Monday, May 23, 2011

A test of faith.

A couple of days ago, a good friend of mine who resides in Dubai met with an awful tragedy. Her home was caught on fire. Fortunately, none of her family member and herself was physically hurt in this tragedy. I dare not comment on their mental state though.

I cannot even begin to imagine what it's like to see your home on fire. I guess a lot of "what if" questions pop into your mind. What if the kids were asleep and did not manage to escape? What if I had not decided to take the baby with me? What if I was there, would I be able to prevent it? What if I had put my valuables in better safe keeping?
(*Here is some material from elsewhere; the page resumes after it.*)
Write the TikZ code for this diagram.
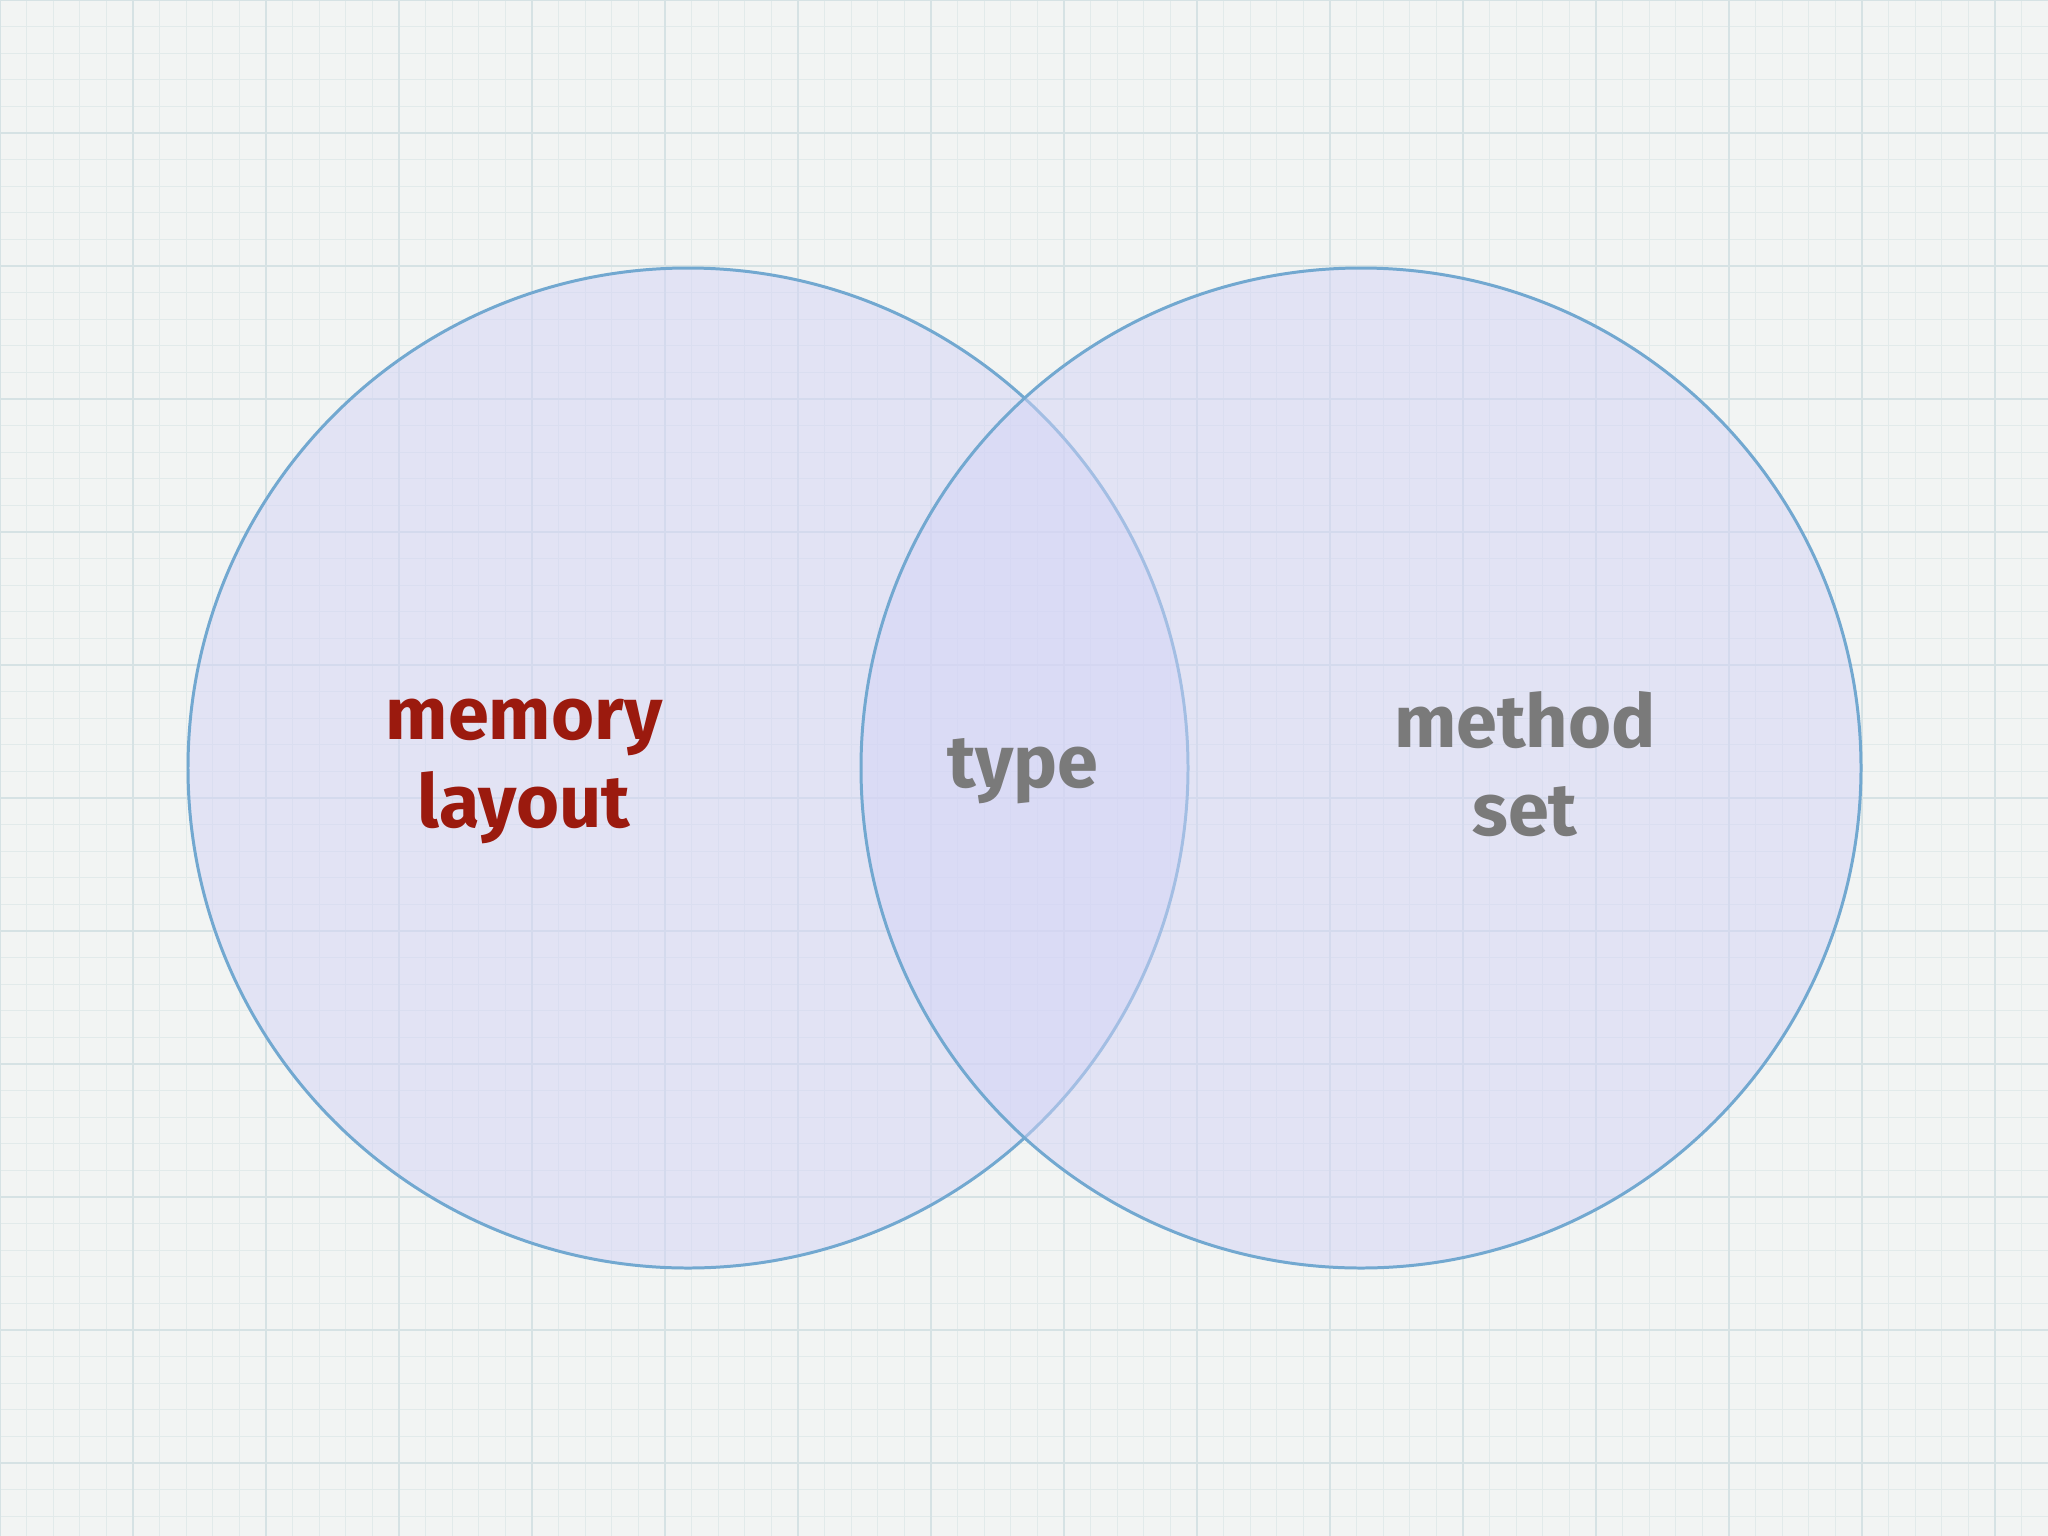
\documentclass[tikz,border=0pt]{standalone}
\usepackage{fontspec}
\setmainfont{Fira Sans}
\definecolor{bg}{HTML}{F2F4F3}
\definecolor{gridc}{HTML}{E2EAEA}
\definecolor{gridm}{HTML}{D6E2E4}
\definecolor{ring}{HTML}{72A8D0}
\definecolor{fillc}{HTML}{D4D4F6}
\definecolor{redt}{HTML}{9B1A0E}
\definecolor{grayt}{HTML}{7A7A7A}
\tikzset{venn/.style={draw=ring,line width=0.85pt,fill=fillc,fill opacity=0.5},
lbl/.style={font=\fontsize{21}{25}\selectfont\bfseries,align=center,text opacity=1}}
\begin{document}
\begin{tikzpicture}[x=0.01cm,y=0.01cm]
\useasboundingbox (0,-1536) rectangle (2048,0);
\fill[bg] (0,-1536) rectangle (2048,0);
\foreach \i in {0,...,77} {
  \draw[gridc,line width=0.3pt] (\i*26.6,-1536) -- (\i*26.6,0);
}
\foreach \i in {0,...,58} {
  \draw[gridc,line width=0.3pt] (0,-\i*26.6) -- (2048,-\i*26.6);
}
\foreach \i in {0,...,15} {
  \draw[gridm,line width=0.5pt] (\i*133,-1536) -- (\i*133,0);
}
\foreach \i in {0,...,11} {
  \draw[gridm,line width=0.5pt] (0,-\i*133) -- (2048,-\i*133);
}
\path[venn] (688,-768) circle (500);
\path[venn] (1361,-768) circle (500);
\node[lbl,text=redt] (mem) at (524,-771) {memory\\layout};
\node[lbl,text=grayt] (typ) at (1023,-771) {type};
\node[lbl,text=grayt] (met) at (1525,-764) {method\\set};
\end{tikzpicture}
\end{document}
So many questions would surely pass your mind but the fact remains, tragedy has struck and it is irreversible.

A friend wrote on my FB, 'when a thief enters your home, he will at least leave some things behind but when it's fire, it takes everything in it's path.' I couldn't agree more.

What do you say to a friend who has been through such an ordeal? Be brave? Be strong? Be patient? Well, the truth is, I really don't know what is the politically correct thing to say. I just know that I'm sorry to see her go through something so terrible and traumatizing. She has my deepest sympathy.

I truly believe that Allah only test those near and dear to Him. A test of this magnitude is a test of faith and obedience and only the truly devoted will get through such tests unscathed. Makes me question my own faith, obedience and devotion as a Muslim. Will such an event shake my faith and devotion to Allah? Half my life ago, Allah had tested my family and me. I am ashamed that then, I had failed miserably In His test. If I was given another great test now, would I do any better now? I don't know. Do I want to know? I don't know. Do I think that now, I am a better Muslim than I previously was back then? Looking at my previous answers, I guess the obvious answer is no. :(

I pray for my friend. I pray for the ease of her burden. And now I pray for me. May I be a good Muslim, the way Allah had intended me to be. Subhanallah wa bi hamdihi.